Transcribe the listing verbatim. Do not carry over any pictures.

Stored entries

** Begin **

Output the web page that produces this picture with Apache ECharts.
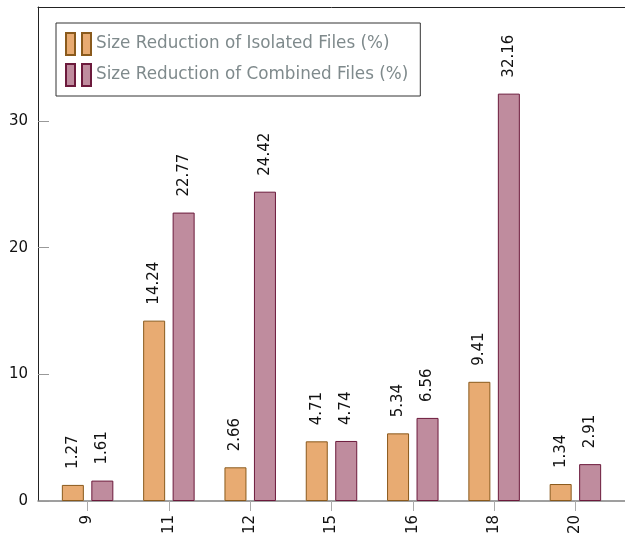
<!DOCTYPE html>
<html lang="en">
<head>
  <meta charset="UTF-8">
  <title>Size Reduction</title>
  <style>
    html,body{margin:0;padding:0;background:#fff;}
    #main{width:625px;height:542px;}
  </style>
</head>
<body>
  <div id="main"></div>
  <script src="https://cdn.jsdelivr.net/npm/echarts@6/dist/echarts.min.js"></script>
  <script>
    const categories=['9','11','12','15','16','18','20'];
    const isolated=[1.27,14.24,2.66,4.71,5.34,9.41,1.34];
    const combined=[1.61,22.77,24.42,4.74,6.56,32.16,2.91];
    const yTicks=[0,10,20,30];
    const seriesNames=['Size Reduction of Isolated Files (%)','Size Reduction of Combined Files (%)'];

    const chart=echarts.init(document.getElementById('main'));
    const font='DejaVu Sans';
    const idx=categories.map((c,i)=>i);

    // bars sit on a value axis so the x range can be padded like pgfplots
    function barSeries(name,vals,fill,stroke){
      return {
        name:name,
        type:'bar',
        barWidth:22,
        barGap:'34%',
        data:vals.map((v,i)=>[i,v]),
        itemStyle:{color:fill,borderColor:stroke,borderWidth:1},
        label:{
          show:true,
          position:'top',
          rotate:90,
          align:'left',
          verticalAlign:'middle',
          distance:16,
          fontFamily:font,
          fontSize:15,
          color:'#111',
          formatter:p=>p.value[1].toFixed(2)
        }
      };
    }

    const option={
      animation:false,
      grid:{left:38,top:7,right:-5,bottom:41},
      legend:{
        orient:'vertical',
        left:56,
        top:23,
        padding:[9,12,9,9],
        itemWidth:25,
        itemHeight:22,
        itemGap:7,
        icon:'path://M0,0h9v22h-9z M16,0h9v22h-9z',
        backgroundColor:'#fff',
        borderColor:'#333',
        borderWidth:1,
        textStyle:{fontFamily:font,fontSize:16.8,color:'#7f8a8c'},
        data:seriesNames
      },
      xAxis:[
        {
          type:'value',
          min:-0.61,
          max:6.61,
          splitLine:{show:false},
          axisLine:{show:true,onZero:false,lineStyle:{color:'#808080',width:1.5}},
          axisTick:{show:true,customValues:idx,length:10,lineStyle:{color:'#aaa'}},
          axisLabel:{
            customValues:idx,
            rotate:90,
            margin:14,
            fontFamily:font,
            fontSize:15,
            color:'#111',
            formatter:v=>categories[Math.round(v)]
          }
        },
        {
          type:'value',
          position:'top',
          min:-0.61,
          max:6.61,
          splitLine:{show:false},
          axisLine:{show:true,onZero:false,lineStyle:{color:'#222',width:1}},
          axisTick:{show:false},
          axisLabel:{show:false}
        }
      ],
      yAxis:{
        type:'value',
        min:0,
        max:39,
        splitLine:{show:false},
        axisLine:{show:true,onZero:false,lineStyle:{color:'#222',width:1}},
        axisTick:{show:true,inside:true,customValues:yTicks,length:11,lineStyle:{color:'#999'}},
        axisLabel:{customValues:yTicks,margin:10,fontFamily:font,fontSize:15,color:'#111'}
      },
      series:[
        barSeries(seriesNames[0],isolated,'#e8ab72','#8a5a1c'),
        barSeries(seriesNames[1],combined,'#bf8c9e','#6c1a3c')
      ]
    };
    chart.setOption(option);
  </script>
</body>
</html>
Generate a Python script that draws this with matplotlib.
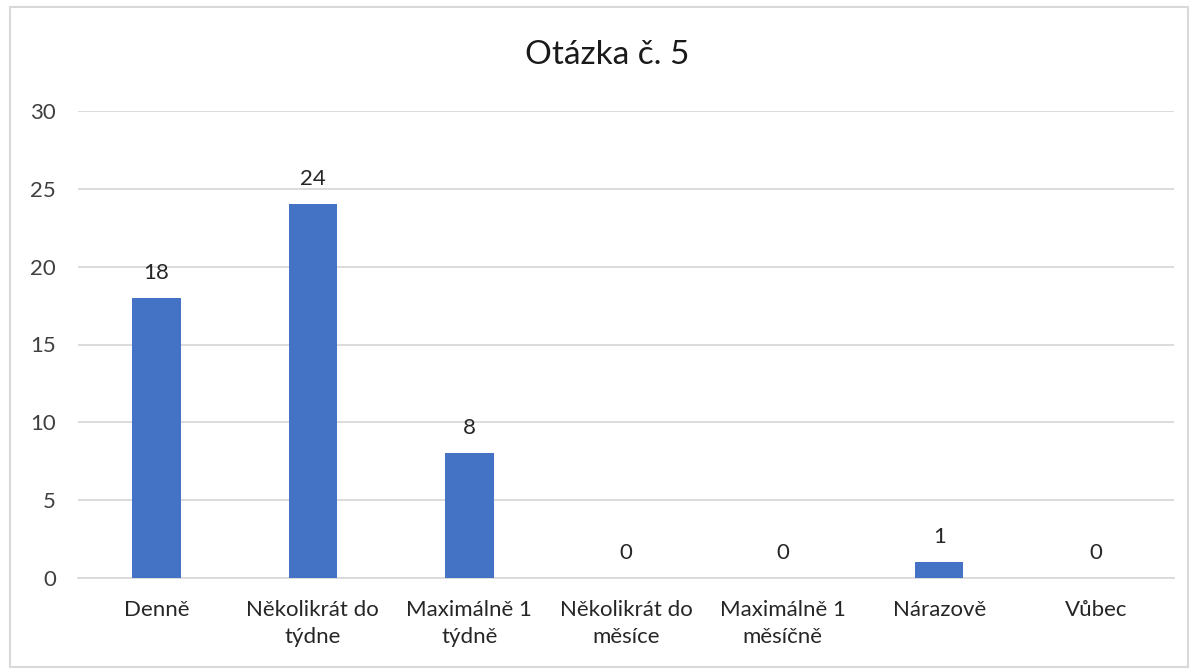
import matplotlib
matplotlib.use("Agg")
import matplotlib.pyplot as plt
from matplotlib.patches import Rectangle

categories = ["Denně", "Několikrát do\ntýdne", "Maximálně 1\ntýdně", "Několikrát do\nměsíce",
              "Maximálně 1\nměsíčně", "Nárazově", "Vůbec"]
values = [18, 24, 8, 0, 0, 1, 0]
yticks = [0, 5, 10, 15, 20, 25, 30]
title = "Otázka č. 5"

plt.rcParams['font.family'] = ['Lato', 'DejaVu Sans']

fig = plt.figure(figsize=(11.98, 6.70), dpi=100)
fig.patches.append(Rectangle((10/1198, 3/670), 1178/1198, 660/670, transform=fig.transFigure,
                             fill=False, edgecolor='#d9d9d9', linewidth=1.5))
ax = fig.add_axes([78/1198, 1-578/670, 1096/1198, 467/670])

x = range(len(categories))
bars = ax.bar(x, values, width=0.31, color='#4472C4', zorder=3)
for xi, v in zip(x, values):
    ax.annotate(str(v), (xi, v), xytext=(0, 11), textcoords='offset points',
                ha='center', va='bottom', fontsize=16, color='#262626')

ax.set_xlim(-0.5, len(categories) - 0.5)
ax.set_ylim(0, 30)
ax.set_yticks(yticks)
ax.set_xticks(list(x))
ax.set_xticklabels(categories, fontsize=16, color='#262626', linespacing=1.45)
ax.tick_params(axis='y', labelsize=16, labelcolor='#404040', length=0, pad=16)
ax.tick_params(axis='x', length=0, pad=16)
ax.grid(axis='y', color='#d9d9d9', linewidth=1.3, zorder=0)
for s in ['top', 'right', 'left']:
    ax.spines[s].set_visible(False)
ax.spines['bottom'].set_color('#d9d9d9')
ax.spines['bottom'].set_linewidth(1.3)

fig.text(607/1198, 1-55/670, title, ha='center', va='center', fontsize=24, color='#1a1a1a')

fig.savefig("out.png", dpi=100)
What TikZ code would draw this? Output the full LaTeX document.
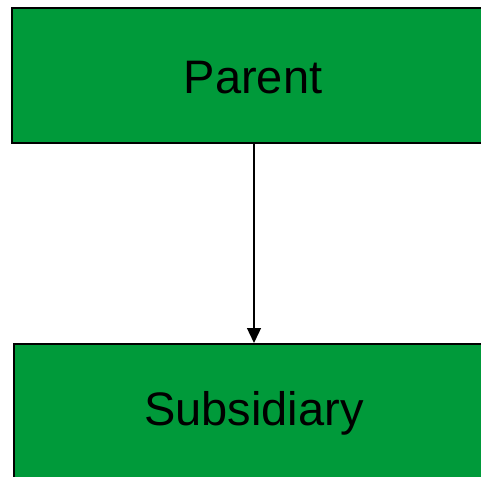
\documentclass[tikz,border=0pt]{standalone}
\usepackage{fontspec}
\setmainfont{Liberation Sans}
\usetikzlibrary{arrows.meta}
\definecolor{boxgreen}{RGB}{0,154,58}
\begin{document}
\begin{tikzpicture}[x=1pt,y=-1pt,
  orgbox/.style={draw=black, line width=2pt, fill=boxgreen,
    minimum height=135pt, inner sep=0pt},
  boxlabel/.style={inner sep=0pt, font=\fontsize{47}{56}\selectfont},
  link/.style={line width=1.3pt, -{Triangle[width=14pt,length=15pt]}}]
  \useasboundingbox (0,0) rectangle (481,476);
  \clip (0,0) rectangle (481,476);
  \node[orgbox, minimum width=484pt] (parent) at (254,75.5) {};
  \node[boxlabel] (parentlabel) at (253,78) {Parent};
  \node[orgbox, minimum width=480pt] (sub) at (254,411.5) {};
  \node[boxlabel] (sublabel) at (254,413) {Subsidiary};
  \draw[link] (parent.south) -- (sub.north);
\end{tikzpicture}
\end{document}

** End **

EXPECTED ANSWER:
Output the web page that produces this picture with Apache ECharts.
<!DOCTYPE html>
<html lang="en">
<head>
  <meta charset="UTF-8">
  <title>Size Reduction</title>
  <style>
    html,body{margin:0;padding:0;background:#fff;}
    #main{width:625px;height:542px;}
  </style>
</head>
<body>
  <div id="main"></div>
  <script src="https://cdn.jsdelivr.net/npm/echarts@6/dist/echarts.min.js"></script>
  <script>
    const categories=['9','11','12','15','16','18','20'];
    const isolated=[1.27,14.24,2.66,4.71,5.34,9.41,1.34];
    const combined=[1.61,22.77,24.42,4.74,6.56,32.16,2.91];
    const yTicks=[0,10,20,30];
    const seriesNames=['Size Reduction of Isolated Files (%)','Size Reduction of Combined Files (%)'];

    const chart=echarts.init(document.getElementById('main'));
    const font='DejaVu Sans';
    const idx=categories.map((c,i)=>i);

    // bars sit on a value axis so the x range can be padded like pgfplots
    function barSeries(name,vals,fill,stroke){
      return {
        name:name,
        type:'bar',
        barWidth:22,
        barGap:'34%',
        data:vals.map((v,i)=>[i,v]),
        itemStyle:{color:fill,borderColor:stroke,borderWidth:1},
        label:{
          show:true,
          position:'top',
          rotate:90,
          align:'left',
          verticalAlign:'middle',
          distance:16,
          fontFamily:font,
          fontSize:15,
          color:'#111',
          formatter:p=>p.value[1].toFixed(2)
        }
      };
    }

    const option={
      animation:false,
      grid:{left:38,top:7,right:-5,bottom:41},
      legend:{
        orient:'vertical',
        left:56,
        top:23,
        padding:[9,12,9,9],
        itemWidth:25,
        itemHeight:22,
        itemGap:7,
        icon:'path://M0,0h9v22h-9z M16,0h9v22h-9z',
        backgroundColor:'#fff',
        borderColor:'#333',
        borderWidth:1,
        textStyle:{fontFamily:font,fontSize:16.8,color:'#7f8a8c'},
        data:seriesNames
      },
      xAxis:[
        {
          type:'value',
          min:-0.61,
          max:6.61,
          splitLine:{show:false},
          axisLine:{show:true,onZero:false,lineStyle:{color:'#808080',width:1.5}},
          axisTick:{show:true,customValues:idx,length:10,lineStyle:{color:'#aaa'}},
          axisLabel:{
            customValues:idx,
            rotate:90,
            margin:14,
            fontFamily:font,
            fontSize:15,
            color:'#111',
            formatter:v=>categories[Math.round(v)]
          }
        },
        {
          type:'value',
          position:'top',
          min:-0.61,
          max:6.61,
          splitLine:{show:false},
          axisLine:{show:true,onZero:false,lineStyle:{color:'#222',width:1}},
          axisTick:{show:false},
          axisLabel:{show:false}
        }
      ],
      yAxis:{
        type:'value',
        min:0,
        max:39,
        splitLine:{show:false},
        axisLine:{show:true,onZero:false,lineStyle:{color:'#222',width:1}},
        axisTick:{show:true,inside:true,customValues:yTicks,length:11,lineStyle:{color:'#999'}},
        axisLabel:{customValues:yTicks,margin:10,fontFamily:font,fontSize:15,color:'#111'}
      },
      series:[
        barSeries(seriesNames[0],isolated,'#e8ab72','#8a5a1c'),
        barSeries(seriesNames[1],combined,'#bf8c9e','#6c1a3c')
      ]
    };
    chart.setOption(option);
  </script>
</body>
</html>
Generate a Python script that draws this with matplotlib.
import matplotlib
matplotlib.use("Agg")
import matplotlib.pyplot as plt
from matplotlib.patches import Rectangle

categories = ["Denně", "Několikrát do\ntýdne", "Maximálně 1\ntýdně", "Několikrát do\nměsíce",
              "Maximálně 1\nměsíčně", "Nárazově", "Vůbec"]
values = [18, 24, 8, 0, 0, 1, 0]
yticks = [0, 5, 10, 15, 20, 25, 30]
title = "Otázka č. 5"

plt.rcParams['font.family'] = ['Lato', 'DejaVu Sans']

fig = plt.figure(figsize=(11.98, 6.70), dpi=100)
fig.patches.append(Rectangle((10/1198, 3/670), 1178/1198, 660/670, transform=fig.transFigure,
                             fill=False, edgecolor='#d9d9d9', linewidth=1.5))
ax = fig.add_axes([78/1198, 1-578/670, 1096/1198, 467/670])

x = range(len(categories))
bars = ax.bar(x, values, width=0.31, color='#4472C4', zorder=3)
for xi, v in zip(x, values):
    ax.annotate(str(v), (xi, v), xytext=(0, 11), textcoords='offset points',
                ha='center', va='bottom', fontsize=16, color='#262626')

ax.set_xlim(-0.5, len(categories) - 0.5)
ax.set_ylim(0, 30)
ax.set_yticks(yticks)
ax.set_xticks(list(x))
ax.set_xticklabels(categories, fontsize=16, color='#262626', linespacing=1.45)
ax.tick_params(axis='y', labelsize=16, labelcolor='#404040', length=0, pad=16)
ax.tick_params(axis='x', length=0, pad=16)
ax.grid(axis='y', color='#d9d9d9', linewidth=1.3, zorder=0)
for s in ['top', 'right', 'left']:
    ax.spines[s].set_visible(False)
ax.spines['bottom'].set_color('#d9d9d9')
ax.spines['bottom'].set_linewidth(1.3)

fig.text(607/1198, 1-55/670, title, ha='center', va='center', fontsize=24, color='#1a1a1a')

fig.savefig("out.png", dpi=100)
What TikZ code would draw this? Output the full LaTeX document.
\documentclass[tikz,border=0pt]{standalone}
\usepackage{fontspec}
\setmainfont{Liberation Sans}
\usetikzlibrary{arrows.meta}
\definecolor{boxgreen}{RGB}{0,154,58}
\begin{document}
\begin{tikzpicture}[x=1pt,y=-1pt,
  orgbox/.style={draw=black, line width=2pt, fill=boxgreen,
    minimum height=135pt, inner sep=0pt},
  boxlabel/.style={inner sep=0pt, font=\fontsize{47}{56}\selectfont},
  link/.style={line width=1.3pt, -{Triangle[width=14pt,length=15pt]}}]
  \useasboundingbox (0,0) rectangle (481,476);
  \clip (0,0) rectangle (481,476);
  \node[orgbox, minimum width=484pt] (parent) at (254,75.5) {};
  \node[boxlabel] (parentlabel) at (253,78) {Parent};
  \node[orgbox, minimum width=480pt] (sub) at (254,411.5) {};
  \node[boxlabel] (sublabel) at (254,413) {Subsidiary};
  \draw[link] (parent.south) -- (sub.north);
\end{tikzpicture}
\end{document}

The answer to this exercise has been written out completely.